The derivation most commonly cited in the Śrī Vaiṣṇava commentary tradition draws on Pāṇinian grammar: akāra is the first sound, the primordial vowel from which all language unfolds. Theologically, this primacy of 'a' is understood as reflecting Bhagavān's primacy in reality. The Viṣṇu Purāṇa and similar texts declare 'akāro viṣṇuvācakaḥ' — the syllable 'a' is an expression of Viṣṇu. Piḷḷai Lokācārya's Mumukṣuppadi on the Praṇava states that the akāra reveals Bhagavān as the śeṣī — the one to whom the jīva belongs.
The deeper import of akāra in the Śrī Vaiṣṇava reading is that it identifies the name 'Nārāyaṇa' as the supreme referent. The akāra in the Praṇava is said to be the saṅgraha — the condensed embodiment — of the full name 'Nārāyaṇa,' which itself is the name of the Divine Person (puruṣottama) who is the inner self (antaryāmin) of all beings. What the Praṇava declares in one syllable, the Aṣṭākṣara expands into eight: Om Namo Nārāyaṇāya.

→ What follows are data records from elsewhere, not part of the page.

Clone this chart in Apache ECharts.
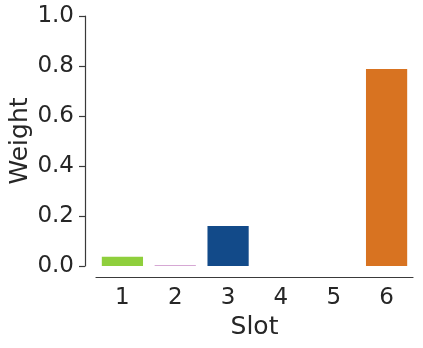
<!DOCTYPE html>
<html><head><meta charset="utf-8">
<script src="https://cdn.jsdelivr.net/npm/echarts@6/dist/echarts.min.js"></script>
<style>html,body{margin:0;padding:0;background:#fff}#c{width:423px;height:348px}</style>
</head><body><div id="c"></div>
<script>
const categories = ['1','2','3','4','5','6'];
const weights = [0.037, 0.004, 0.16, 0, 0, 0.788];
const barColors = ['#8fcf3c', '#d6a8d4', '#124a89', '#999999', '#999999', '#d87321'];
const yTicks = [0, 0.2, 0.4, 0.6, 0.8, 1.0];

const chart = echarts.init(document.getElementById('c'), null, {renderer:'canvas'});
const txt = '#262626';
const font = 'DejaVu Sans';
chart.setOption({
  animation: false,
  backgroundColor: '#ffffff',
  grid: {left: 96, top: 16, width: 317, height: 250, containLabel: false, outerBoundsMode: 'none'},
  xAxis: {
    type: 'category', data: categories, offset: 11,
    name: 'Slot', nameLocation: 'middle', nameGap: 38, nameMoveOverlap: false,
    nameTextStyle: {fontSize: 25, color: txt, fontFamily: font},
    axisLine: {onZero: false, lineStyle: {color: '#3a3a3a', width: 1.2}},
    axisTick: {alignWithLabel: true, length: 6, lineStyle: {color: '#3a3a3a', width: 1.2}},
    axisLabel: {fontSize: 23, color: txt, fontFamily: font, margin: 10}
  },
  yAxis: {
    type: 'value', min: 0, max: 1, interval: 0.2, offset: 11,
    name: 'Weight', nameLocation: 'middle', nameGap: 52, nameMoveOverlap: false,
    nameTextStyle: {fontSize: 25, color: txt, fontFamily: font},
    splitLine: {show: false},
    axisLine: {show: true, lineStyle: {color: '#3a3a3a', width: 1.2}},
    axisTick: {show: true, length: 6, lineStyle: {color: '#3a3a3a', width: 1.2}},
    axisLabel: {fontSize: 23, color: txt, fontFamily: font, margin: 11,
      formatter: v => yTicks.includes(+v.toFixed(1)) ? v.toFixed(1) : ''}
  },
  series: [{
    type: 'bar', barWidth: '78%',
    data: weights.map((v, i) => ({value: v, itemStyle: {color: barColors[i]}}))
  }]
});
</script></body></html>
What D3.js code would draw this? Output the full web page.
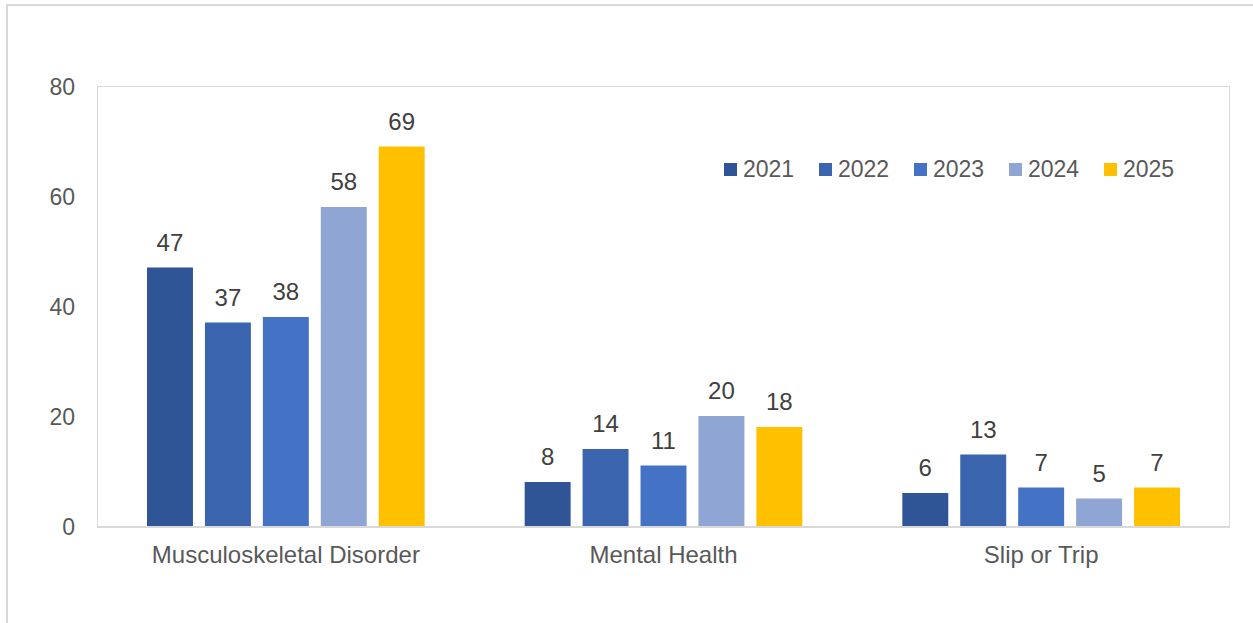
<!DOCTYPE html>
<html>
<head>
<meta charset="utf-8">
<script src="https://cdn.jsdelivr.net/npm/d3@7"></script>
<style>
  html, body { margin: 0; padding: 0; background: #fff; }
  svg { display: block; font-family: "Liberation Sans", Arial, sans-serif; }
</style>
</head>
<body>
<svg id="chart" width="1253" height="623"></svg>
<script>
// Incident counts by category and year
const categories = ["Musculoskeletal Disorder", "Mental Health", "Slip or Trip"];
const years = ["2021", "2022", "2023", "2024", "2025"];
const values2021 = [47, 8, 6];
const values2022 = [37, 14, 13];
const values2023 = [38, 11, 7];
const values2024 = [58, 20, 5];
const values2025 = [69, 18, 7];
const yTicks = [0, 20, 40, 60, 80];
const colors = ["#2F5597", "#3A64AD", "#4472C4", "#8FA5D4", "#FFC000"];

const seriesValues = [values2021, values2022, values2023, values2024, values2025];
const rows = categories.map((c, i) => ({
  category: c,
  values: years.map((y, j) => ({ year: y, value: seriesValues[j][i], color: colors[j] }))
}));

const svg = d3.select("#chart");
const plot = { left: 97, right: 1230, top: 86, bottom: 526 };

// Outer chart frame
svg.append("path")
  .attr("d", `M7,623 L7,5 L1253,5`)
  .attr("fill", "none")
  .attr("stroke", "#d9d9d9")
  .attr("stroke-width", 2);

const x0 = d3.scaleBand().domain(categories).range([plot.left, plot.right]).padding(0);
const gapHalf = 50;
const x1 = d3.scaleBand().domain(years)
  .range([gapHalf, x0.bandwidth() - gapHalf])
  .paddingInner(12 / 58).paddingOuter(0);
const y = d3.scaleLinear().domain([0, 80]).range([plot.bottom, plot.top]);

// Plot area border
svg.append("rect")
  .attr("x", plot.left + 0.5).attr("y", plot.top + 0.5)
  .attr("width", plot.right - plot.left - 1).attr("height", plot.bottom - plot.top)
  .attr("fill", "none").attr("stroke", "#d9d9d9").attr("stroke-width", 1);

// Y axis labels
const yAxis = d3.axisLeft(y).tickValues(yTicks).tickSize(0).tickPadding(0);
const yg = svg.append("g").attr("transform", `translate(75,0)`).call(yAxis);
yg.select(".domain").remove();
yg.selectAll("text")
  .attr("fill", "#595959").attr("font-size", 23)
  .attr("font-family", "Liberation Sans, Arial, sans-serif")
  .attr("dy", "0.35em");

// Bars
const groups = svg.append("g").selectAll("g").data(rows).join("g")
  .attr("transform", d => `translate(${x0(d.category)},0)`);

groups.selectAll("rect").data(d => d.values).join("rect")
  .attr("x", d => x1(d.year))
  .attr("y", d => y(d.value))
  .attr("width", x1.bandwidth())
  .attr("height", d => y(0) - y(d.value))
  .attr("fill", d => d.color);

groups.selectAll("text.val").data(d => d.values).join("text")
  .attr("class", "val")
  .attr("x", d => x1(d.year) + x1.bandwidth() / 2)
  .attr("y", d => y(d.value) - 17)
  .attr("text-anchor", "middle")
  .attr("fill", "#404040")
  .attr("font-size", 24)
  .text(d => d.value);

// X axis line and category labels
svg.append("line")
  .attr("x1", plot.left).attr("x2", plot.right)
  .attr("y1", plot.bottom + 1).attr("y2", plot.bottom + 1)
  .attr("stroke", "#d9d9d9").attr("stroke-width", 2);

const xAxis = d3.axisBottom(x0).tickSize(0).tickPadding(0);
const xg = svg.append("g").attr("transform", `translate(0,${plot.bottom})`).call(xAxis);
xg.select(".domain").remove();
xg.selectAll("text")
  .attr("fill", "#595959").attr("font-size", 24)
  .attr("font-family", "Liberation Sans, Arial, sans-serif")
  .attr("dy", null)
  .attr("y", 37);

// Legend
const legend = svg.append("g").attr("transform", "translate(724,163)");
const items = legend.selectAll("g").data(years).join("g")
  .attr("transform", (d, i) => `translate(${i * 95},0)`);
items.append("rect").attr("width", 13).attr("height", 13)
  .attr("fill", (d, i) => colors[i]);
items.append("text").attr("x", 19).attr("y", 14)
  .attr("fill", "#595959").attr("font-size", 23)
  .text(d => d);
</script>
</body>
</html>
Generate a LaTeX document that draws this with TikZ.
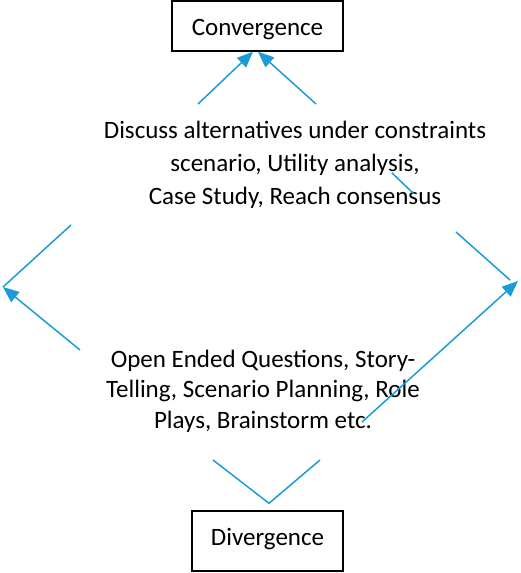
\documentclass[tikz,border=0pt]{standalone}
\usepackage{fontspec}
\setmainfont{Carlito}
\usepackage{xcolor}
\usetikzlibrary{arrows.meta, positioning}
\definecolor{flowblue}{RGB}{27,155,215}

\begin{document}
\begin{tikzpicture}[
    x=1pt, y=-1pt,
    font=\fontsize{25}{33}\selectfont,
    stage/.style={draw, line width=1.4pt, inner sep=0pt, align=center},
    notes/.style={inner sep=0pt, align=center},
    flow/.style={draw=flowblue, line width=1.5pt},
    flowtip/.style={flow, -{Triangle[length=16pt, width=13pt]}}
]
    \useasboundingbox (0,0) rectangle (520,573);

    % Stages
    \node[stage, minimum width=171pt, minimum height=50pt, text height=24pt, text depth=6pt] (conv) at (257.5,26) {Convergence};
    \node[stage, minimum width=151pt, minimum height=60pt, text height=16pt, text depth=8pt] (div) at (267.5,541) {Divergence};

    % Activities
    \node[notes] (discuss) at (295,165) {Discuss alternatives under constraints\\scenario, Utility analysis,\\Case Study, Reach consensus};
    \node[notes, font=\fontsize{25}{30.5}\selectfont] (open) at (263,391) {Open Ended Questions, Story-\\Telling, Scenario Planning, Role\\Plays, Brainstorm etc.};

    % Free ends
    \coordinate (convL) at (198,104);
    \coordinate (convR) at (316,104);
    \coordinate (leftA) at (71,225);
    \coordinate (leftB) at (80,350);
    \coordinate (leftTip) at (3,287);
    \coordinate (rightA) at (456,232);
    \coordinate (rightEnd) at (510,280);
    \coordinate (rightB) at (362,422);
    \coordinate (rightTip) at (518,281);
    \coordinate (strayA) at (392,173);
    \coordinate (strayB) at (413,193);
    \coordinate (vL) at (213,460);
    \coordinate (vR) at (320,460);
    \coordinate (vTip) at ([xshift=1.5pt, yshift=7pt]div.north);

    % Arrows into Convergence
    \draw[flowtip] (convL) -- ([xshift=-4.5pt]conv.south);
    \draw[flowtip] (convR) -- ([xshift=0.5pt]conv.south);

    % Left side
    \draw[flow] (leftA) -- (leftTip);
    \draw[flowtip] (leftB) -- (leftTip);

    % Right side
    \draw[flow] (rightA) -- (rightEnd);
    \draw[flowtip] (rightB) -- (rightTip);
    \draw[flow] (strayA) -- (strayB);

    % Out of Divergence
    \draw[flow] (vL) -- (vTip) -- (vR);

\end{tikzpicture}
\end{document}
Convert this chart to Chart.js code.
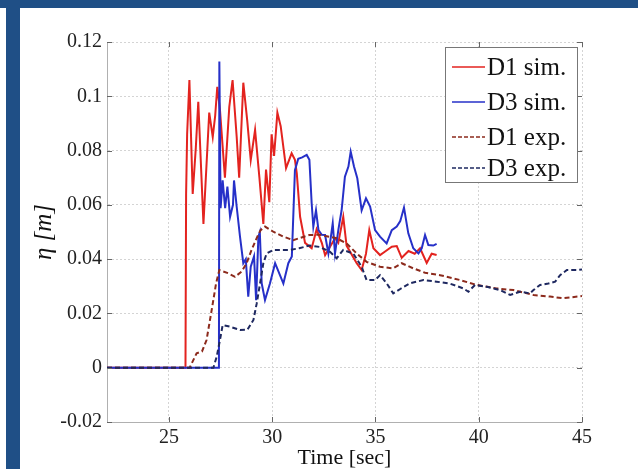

For the meditating prapanna, reflection on akāra is a contemplation of Bhagavān's sovereignty and all-pervasiveness. It is the recognition that wherever one looks — within oneself, within others, within the cosmos — it is Bhagavān who is the true subject, the true owner, the true presence. Akāra thus begins the Praṇava's revelation of the total relationship between the Divine and the jīva: the master is first named, so that the servant's nature may then be understood in proper relation to Him.